Great question. From where I sit, here’s why:
- Your company’s website is your primary communications tool and a vital part of your infrastructure. Your clients and customers — both current and potential — are coming to you from a wide range of backgrounds, experiences and perspectives. It makes good business sense to have a site that is accessible to as many people as possible to demonstrate to your users and clients that you understand their needs and want to meet them where they are in order to best serve them.
- If you work to have a fully accessible website, you will already be up to standard when the ADA compliance regulations eventually evolve — whether that’s in this administration or the next.
- Google and the government are already making asks around their expectations of accessibility as a cornerstone of website development. Google already rewards sites that check many accessibility boxes with higher rankings and the government has signaled that web accessibility standards will be required for government contractors. By building a more accessible website now, you may significantly impact your SEO and ranking potential, not to mention open the doors to possible work as a government contractor.
- Your site will also be intrinsically stronger in both design and content because you and your web team will have taken the time to think through accessibility standards — often seen as best practice guidelines in our industry — thus ensuring a more robust and user-friendly web presence for all populations.
- As long as this issue remains unclear and without set guidelines from the DOJ, companies like yours who do business on the web can expect that not bringing your site up to ADA standards could leave you open to the possibility of litigation.
Making Your Website Accessible
So, how do you start working toward a more accessible website for your business or organization?
- Start by deploying the WAVE Chrome Extension to help you identify ways to improve on your site.
- Review and frequently refer back to WCAG 2.0 and Web AIM for regulations and best practices, as set forth by the tech community.
- Make a plan for your site that includes the mission of working towards accessibility in your next website redesign — likely in the next 1-3 years max.
- Keep compliance in mind when writing an RFP for your website and hiring vendors. Be sure to ask every web design or full-service digital marketing company you contract with about their experience building to WCAG 2.0 standards.
- Keep an eye on mobile — pay attention to your site on mobile and be sure that any updates you make to create a more engaging web presence still strives for accessibility for all.
The Quick Jumpstart — What to Look for Today
- Keep contrast in mind — do headers and text stand out against the background of the site? Are they easy to read?
- Don’t use color to inform — stay away from red!
- Deploy alt tags and descriptions for videos, animation and photography.
- Write clear, concise copy — don’t forget translations if your business offers international services.

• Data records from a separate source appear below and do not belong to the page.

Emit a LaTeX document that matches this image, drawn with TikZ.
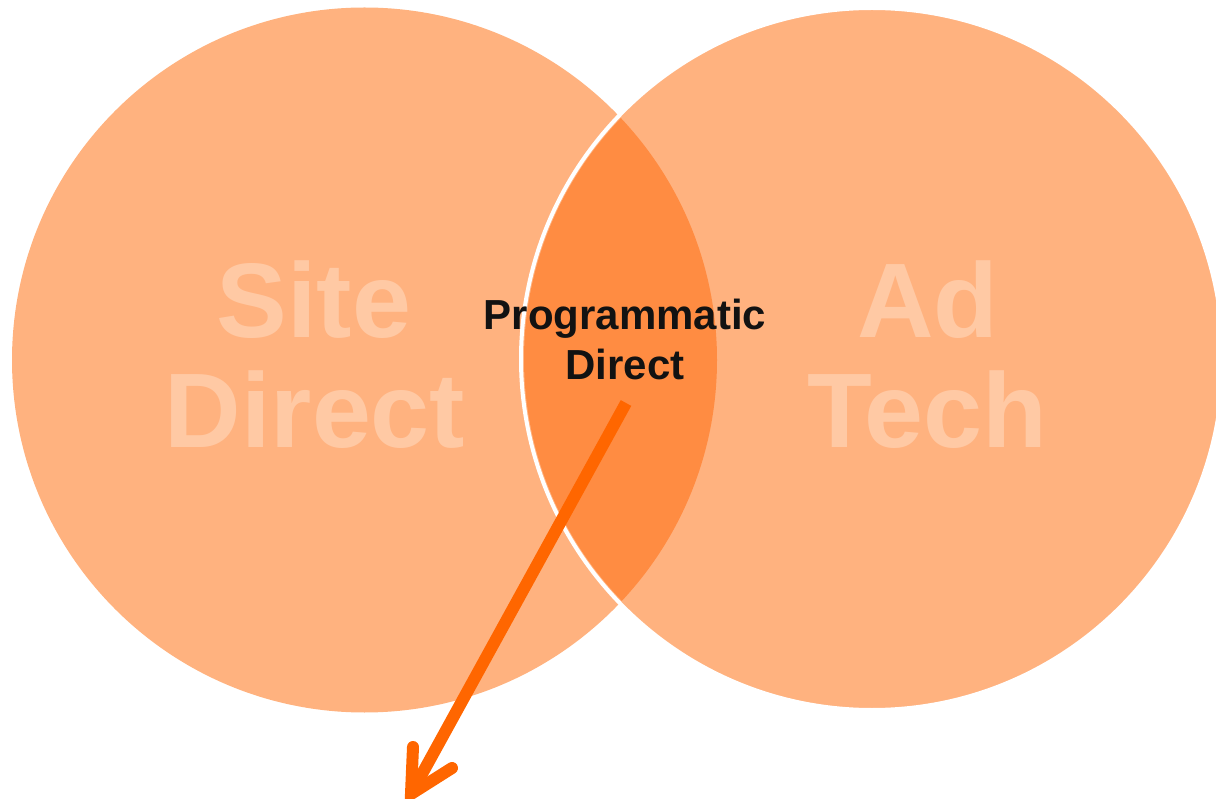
\documentclass[tikz,border=0pt]{standalone}
\usepackage{fontspec}
\setmainfont{Liberation Sans}
\definecolor{lightor}{HTML}{FFB27F}
\definecolor{lensor}{HTML}{FF8C42}
\definecolor{arrowor}{HTML}{FF6600}
\definecolor{fadetxt}{HTML}{FFC9A4}
\begin{document}
\begin{tikzpicture}[x=1pt,y=-1pt,
  bigtxt/.style={text=fadetxt,font=\fontsize{106}{110}\selectfont\bfseries,align=center,inner sep=0pt},
  midtxt/.style={text=black!93,font=\fontsize{42}{50}\selectfont\bfseries,align=center,inner sep=0pt},
  arrowline/.style={draw=arrowor,line width=12}]
\useasboundingbox (0,0) rectangle (1216,799);
\fill[lightor] (364.5,360) circle[radius=352.5];
\filldraw[fill=lightor,draw=white,line width=4] (872,359) circle[radius=351];
\begin{scope}
  \clip (364.5,360) circle[radius=352.5];
  \fill[lensor] (872,359) circle[radius=348];
\end{scope}
\node[bigtxt,anchor=base] (sd1) at (314,338) {Site};
\node[bigtxt,anchor=base] (sd2) at (315,448) {Direct};
\node[bigtxt,anchor=base] (at1) at (928,338) {Ad};
\node[bigtxt,anchor=base] (at2) at (927,448) {Tech};
\node[midtxt,anchor=base] (pd1) at (625,330) {Programmatic};
\node[midtxt,anchor=base] (pd2) at (625,380) {Direct};
\coordinate (as) at (626,403);
\coordinate (tip) at (411,794);
\coordinate (w1) at (413,747);
\coordinate (w2) at (452,768);
\draw[arrowline] (as) -- (tip);
\draw[arrowline,line cap=round,line join=miter] (w1) -- (tip) -- (w2);
\end{tikzpicture}
\end{document}
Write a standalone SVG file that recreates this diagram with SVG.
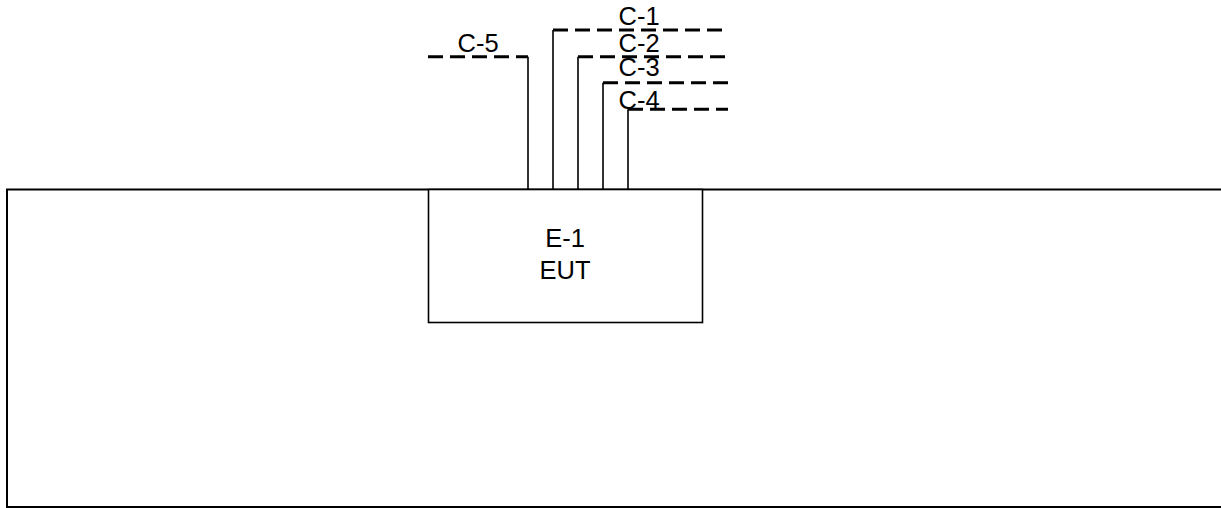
<svg xmlns="http://www.w3.org/2000/svg" width="1221" height="508" viewBox="0 0 1221 508">
<style>
.frame{fill:none;stroke:#000;stroke-width:2}
.box{fill:#fff;stroke:#000;stroke-width:1.6}
.lead{fill:none;stroke:#000;stroke-width:1.6}
.cable{fill:none;stroke:#000;stroke-width:3;stroke-dasharray:15 7}
text{font-family:"Liberation Sans",Arial,sans-serif;font-size:25.5px;fill:#000}
</style>
<rect width="1221" height="508" fill="#fff"/>
<g id="table">
<rect class="frame" x="7" y="189.5" width="1240" height="317.5"/>
</g>
<g id="E-1">
<rect class="box" x="428.5" y="189.5" width="274" height="133"/>
<text x="565" y="247" text-anchor="middle">E-1</text>
<text x="565" y="278.5" text-anchor="middle">EUT</text>
</g>
<g id="connectors">
<path class="lead" d="M528 189.5V56.7M553 189.5V30M578 189.5V56.7M603 189.5V82.7M628 189.5V109.3"/>
<path class="cable" d="M553 30H728"/>
<path class="cable" d="M578 56.7H728"/>
<path class="cable" d="M603 82.7H728"/>
<path class="cable" d="M628 109.3H728"/>
<path class="cable" d="M428 56.7H528"/>
</g>
<g id="labels">
<text x="618.5" y="25">C-1</text>
<text x="618.5" y="51.5">C-2</text>
<text x="618.5" y="76">C-3</text>
<text x="618.5" y="108.5">C-4</text>
<text x="457.5" y="51.5">C-5</text>
</g>
</svg>
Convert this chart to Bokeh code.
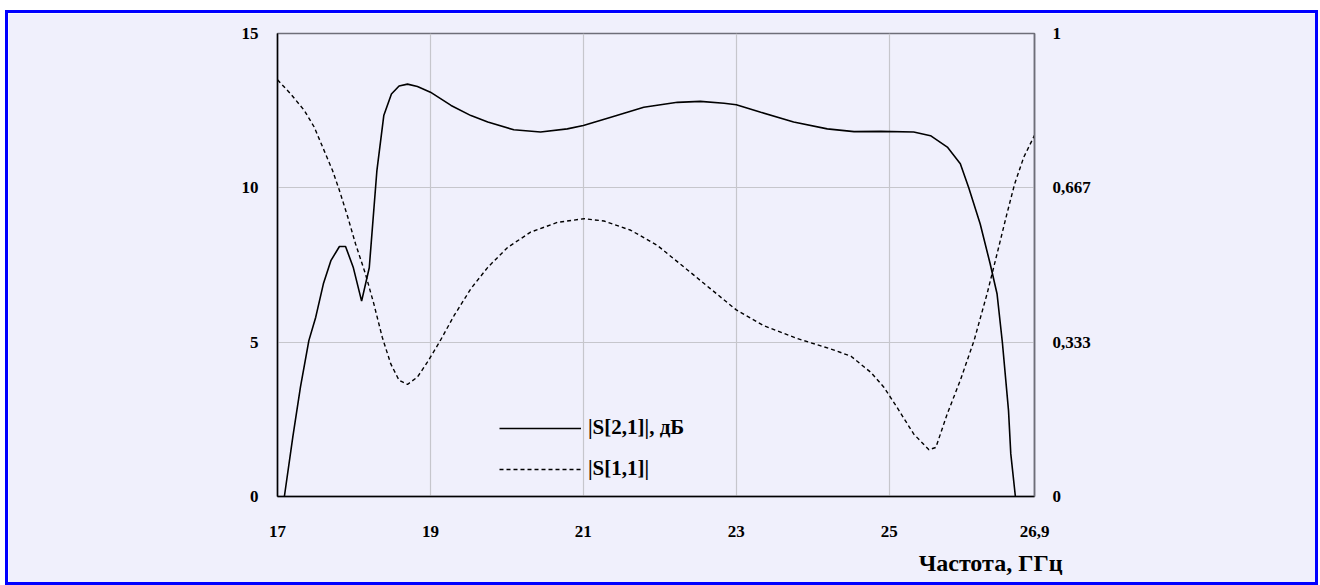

- Think like a screen reader: does your site work without CSS?
The Bottom Line
Accessibility is important and should be a part of your company or organization’s long-term digital presence strategy. As the web grows ever more refined and personalized, it will no longer be just other entities like the government, Google and the DOJ that expect your site to function with all possible populations in mind. Individual users of all backgrounds, abilities and experience will expect and demand that your site be clear, easy to use and accessible to all.